WHAT YOU SHOULD DO: Please output every line of the material as it stands, without the pictures.

SOURCE DATA:
— START —
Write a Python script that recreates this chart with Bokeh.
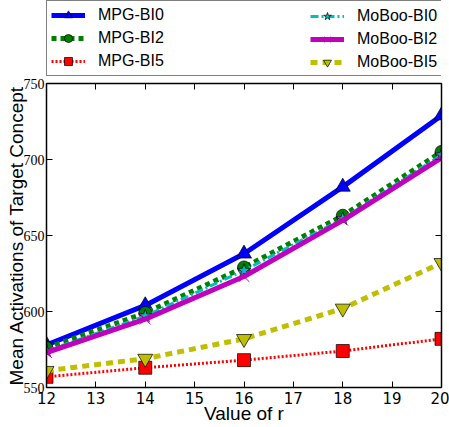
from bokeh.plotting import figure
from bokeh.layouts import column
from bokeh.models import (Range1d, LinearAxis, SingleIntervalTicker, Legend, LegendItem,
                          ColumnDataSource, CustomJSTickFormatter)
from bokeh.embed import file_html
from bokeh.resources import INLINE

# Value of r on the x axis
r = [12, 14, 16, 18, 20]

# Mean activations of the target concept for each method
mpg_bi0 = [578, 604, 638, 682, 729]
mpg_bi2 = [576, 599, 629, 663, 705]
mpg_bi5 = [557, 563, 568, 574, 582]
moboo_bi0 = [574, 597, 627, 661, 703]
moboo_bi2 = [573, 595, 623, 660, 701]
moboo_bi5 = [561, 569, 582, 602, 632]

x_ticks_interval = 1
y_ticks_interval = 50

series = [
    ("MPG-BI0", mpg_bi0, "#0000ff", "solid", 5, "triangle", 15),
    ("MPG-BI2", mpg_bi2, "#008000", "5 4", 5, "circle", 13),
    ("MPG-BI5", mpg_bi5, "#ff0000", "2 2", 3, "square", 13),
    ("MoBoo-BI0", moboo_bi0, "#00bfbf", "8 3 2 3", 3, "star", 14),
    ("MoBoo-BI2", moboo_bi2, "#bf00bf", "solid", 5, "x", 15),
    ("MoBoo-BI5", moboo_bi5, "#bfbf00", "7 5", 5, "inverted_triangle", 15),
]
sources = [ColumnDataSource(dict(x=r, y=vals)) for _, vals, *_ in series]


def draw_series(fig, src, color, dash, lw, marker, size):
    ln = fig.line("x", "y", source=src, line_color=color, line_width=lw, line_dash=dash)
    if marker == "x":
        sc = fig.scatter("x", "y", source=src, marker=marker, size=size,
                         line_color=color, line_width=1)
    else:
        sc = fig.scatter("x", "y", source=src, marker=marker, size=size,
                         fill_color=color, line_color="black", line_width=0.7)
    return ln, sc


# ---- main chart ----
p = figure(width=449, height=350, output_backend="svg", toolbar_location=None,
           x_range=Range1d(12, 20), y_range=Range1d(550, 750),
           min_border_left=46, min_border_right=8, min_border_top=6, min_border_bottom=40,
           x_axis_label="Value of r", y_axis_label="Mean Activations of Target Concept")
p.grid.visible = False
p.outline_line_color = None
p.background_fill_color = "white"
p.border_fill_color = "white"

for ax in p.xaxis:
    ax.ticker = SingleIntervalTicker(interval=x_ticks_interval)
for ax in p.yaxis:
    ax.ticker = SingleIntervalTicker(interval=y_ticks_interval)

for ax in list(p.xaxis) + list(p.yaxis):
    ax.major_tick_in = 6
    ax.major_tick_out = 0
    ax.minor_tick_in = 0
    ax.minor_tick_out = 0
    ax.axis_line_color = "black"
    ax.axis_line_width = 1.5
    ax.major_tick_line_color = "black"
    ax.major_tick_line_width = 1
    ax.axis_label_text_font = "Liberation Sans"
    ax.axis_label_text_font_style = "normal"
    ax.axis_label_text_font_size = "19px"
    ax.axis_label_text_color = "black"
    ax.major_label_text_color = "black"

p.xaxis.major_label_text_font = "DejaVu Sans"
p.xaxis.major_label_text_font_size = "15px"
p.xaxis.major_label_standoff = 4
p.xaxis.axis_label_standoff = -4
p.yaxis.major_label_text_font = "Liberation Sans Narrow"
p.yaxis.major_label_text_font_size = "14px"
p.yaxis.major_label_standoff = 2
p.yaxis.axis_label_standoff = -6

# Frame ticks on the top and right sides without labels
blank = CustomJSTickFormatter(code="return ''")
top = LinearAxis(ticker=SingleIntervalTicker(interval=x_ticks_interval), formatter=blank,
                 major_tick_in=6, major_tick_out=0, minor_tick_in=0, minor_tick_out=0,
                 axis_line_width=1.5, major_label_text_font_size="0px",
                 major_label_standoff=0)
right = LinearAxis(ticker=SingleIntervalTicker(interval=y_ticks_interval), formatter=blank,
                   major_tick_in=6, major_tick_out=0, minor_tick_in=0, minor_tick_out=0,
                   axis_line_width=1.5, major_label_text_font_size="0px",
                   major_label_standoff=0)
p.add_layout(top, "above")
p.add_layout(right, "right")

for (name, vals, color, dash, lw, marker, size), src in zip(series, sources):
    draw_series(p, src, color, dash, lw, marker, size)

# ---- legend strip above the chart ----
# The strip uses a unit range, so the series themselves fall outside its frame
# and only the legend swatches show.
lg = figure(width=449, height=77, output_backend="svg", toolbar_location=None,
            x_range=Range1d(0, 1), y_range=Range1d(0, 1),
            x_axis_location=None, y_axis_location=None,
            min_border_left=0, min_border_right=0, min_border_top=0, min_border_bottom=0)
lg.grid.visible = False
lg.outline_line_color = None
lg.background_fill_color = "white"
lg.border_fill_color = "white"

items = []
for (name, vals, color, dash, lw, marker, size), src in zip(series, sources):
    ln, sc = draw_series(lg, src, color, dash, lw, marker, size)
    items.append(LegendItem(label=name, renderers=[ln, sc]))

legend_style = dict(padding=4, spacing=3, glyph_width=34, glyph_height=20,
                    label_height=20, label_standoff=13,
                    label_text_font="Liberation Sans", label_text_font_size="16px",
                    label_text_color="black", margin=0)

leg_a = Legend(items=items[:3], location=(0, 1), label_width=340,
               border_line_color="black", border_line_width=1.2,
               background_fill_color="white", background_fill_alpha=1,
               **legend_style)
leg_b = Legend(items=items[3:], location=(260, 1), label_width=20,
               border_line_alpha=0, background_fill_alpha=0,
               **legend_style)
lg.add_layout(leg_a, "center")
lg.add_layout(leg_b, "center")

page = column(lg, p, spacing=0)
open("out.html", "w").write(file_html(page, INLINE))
— END —
SOLUTION TO THIS TASK:
Write a Python script that recreates this chart with Bokeh.
from bokeh.plotting import figure
from bokeh.layouts import column
from bokeh.models import (Range1d, LinearAxis, SingleIntervalTicker, Legend, LegendItem,
                          ColumnDataSource, CustomJSTickFormatter)
from bokeh.embed import file_html
from bokeh.resources import INLINE

# Value of r on the x axis
r = [12, 14, 16, 18, 20]

# Mean activations of the target concept for each method
mpg_bi0 = [578, 604, 638, 682, 729]
mpg_bi2 = [576, 599, 629, 663, 705]
mpg_bi5 = [557, 563, 568, 574, 582]
moboo_bi0 = [574, 597, 627, 661, 703]
moboo_bi2 = [573, 595, 623, 660, 701]
moboo_bi5 = [561, 569, 582, 602, 632]

x_ticks_interval = 1
y_ticks_interval = 50

series = [
    ("MPG-BI0", mpg_bi0, "#0000ff", "solid", 5, "triangle", 15),
    ("MPG-BI2", mpg_bi2, "#008000", "5 4", 5, "circle", 13),
    ("MPG-BI5", mpg_bi5, "#ff0000", "2 2", 3, "square", 13),
    ("MoBoo-BI0", moboo_bi0, "#00bfbf", "8 3 2 3", 3, "star", 14),
    ("MoBoo-BI2", moboo_bi2, "#bf00bf", "solid", 5, "x", 15),
    ("MoBoo-BI5", moboo_bi5, "#bfbf00", "7 5", 5, "inverted_triangle", 15),
]
sources = [ColumnDataSource(dict(x=r, y=vals)) for _, vals, *_ in series]


def draw_series(fig, src, color, dash, lw, marker, size):
    ln = fig.line("x", "y", source=src, line_color=color, line_width=lw, line_dash=dash)
    if marker == "x":
        sc = fig.scatter("x", "y", source=src, marker=marker, size=size,
                         line_color=color, line_width=1)
    else:
        sc = fig.scatter("x", "y", source=src, marker=marker, size=size,
                         fill_color=color, line_color="black", line_width=0.7)
    return ln, sc


# ---- main chart ----
p = figure(width=449, height=350, output_backend="svg", toolbar_location=None,
           x_range=Range1d(12, 20), y_range=Range1d(550, 750),
           min_border_left=46, min_border_right=8, min_border_top=6, min_border_bottom=40,
           x_axis_label="Value of r", y_axis_label="Mean Activations of Target Concept")
p.grid.visible = False
p.outline_line_color = None
p.background_fill_color = "white"
p.border_fill_color = "white"

for ax in p.xaxis:
    ax.ticker = SingleIntervalTicker(interval=x_ticks_interval)
for ax in p.yaxis:
    ax.ticker = SingleIntervalTicker(interval=y_ticks_interval)

for ax in list(p.xaxis) + list(p.yaxis):
    ax.major_tick_in = 6
    ax.major_tick_out = 0
    ax.minor_tick_in = 0
    ax.minor_tick_out = 0
    ax.axis_line_color = "black"
    ax.axis_line_width = 1.5
    ax.major_tick_line_color = "black"
    ax.major_tick_line_width = 1
    ax.axis_label_text_font = "Liberation Sans"
    ax.axis_label_text_font_style = "normal"
    ax.axis_label_text_font_size = "19px"
    ax.axis_label_text_color = "black"
    ax.major_label_text_color = "black"

p.xaxis.major_label_text_font = "DejaVu Sans"
p.xaxis.major_label_text_font_size = "15px"
p.xaxis.major_label_standoff = 4
p.xaxis.axis_label_standoff = -4
p.yaxis.major_label_text_font = "Liberation Sans Narrow"
p.yaxis.major_label_text_font_size = "14px"
p.yaxis.major_label_standoff = 2
p.yaxis.axis_label_standoff = -6

# Frame ticks on the top and right sides without labels
blank = CustomJSTickFormatter(code="return ''")
top = LinearAxis(ticker=SingleIntervalTicker(interval=x_ticks_interval), formatter=blank,
                 major_tick_in=6, major_tick_out=0, minor_tick_in=0, minor_tick_out=0,
                 axis_line_width=1.5, major_label_text_font_size="0px",
                 major_label_standoff=0)
right = LinearAxis(ticker=SingleIntervalTicker(interval=y_ticks_interval), formatter=blank,
                   major_tick_in=6, major_tick_out=0, minor_tick_in=0, minor_tick_out=0,
                   axis_line_width=1.5, major_label_text_font_size="0px",
                   major_label_standoff=0)
p.add_layout(top, "above")
p.add_layout(right, "right")

for (name, vals, color, dash, lw, marker, size), src in zip(series, sources):
    draw_series(p, src, color, dash, lw, marker, size)

# ---- legend strip above the chart ----
# The strip uses a unit range, so the series themselves fall outside its frame
# and only the legend swatches show.
lg = figure(width=449, height=77, output_backend="svg", toolbar_location=None,
            x_range=Range1d(0, 1), y_range=Range1d(0, 1),
            x_axis_location=None, y_axis_location=None,
            min_border_left=0, min_border_right=0, min_border_top=0, min_border_bottom=0)
lg.grid.visible = False
lg.outline_line_color = None
lg.background_fill_color = "white"
lg.border_fill_color = "white"

items = []
for (name, vals, color, dash, lw, marker, size), src in zip(series, sources):
    ln, sc = draw_series(lg, src, color, dash, lw, marker, size)
    items.append(LegendItem(label=name, renderers=[ln, sc]))

legend_style = dict(padding=4, spacing=3, glyph_width=34, glyph_height=20,
                    label_height=20, label_standoff=13,
                    label_text_font="Liberation Sans", label_text_font_size="16px",
                    label_text_color="black", margin=0)

leg_a = Legend(items=items[:3], location=(0, 1), label_width=340,
               border_line_color="black", border_line_width=1.2,
               background_fill_color="white", background_fill_alpha=1,
               **legend_style)
leg_b = Legend(items=items[3:], location=(260, 1), label_width=20,
               border_line_alpha=0, background_fill_alpha=0,
               **legend_style)
lg.add_layout(leg_a, "center")
lg.add_layout(leg_b, "center")

page = column(lg, p, spacing=0)
open("out.html", "w").write(file_html(page, INLINE))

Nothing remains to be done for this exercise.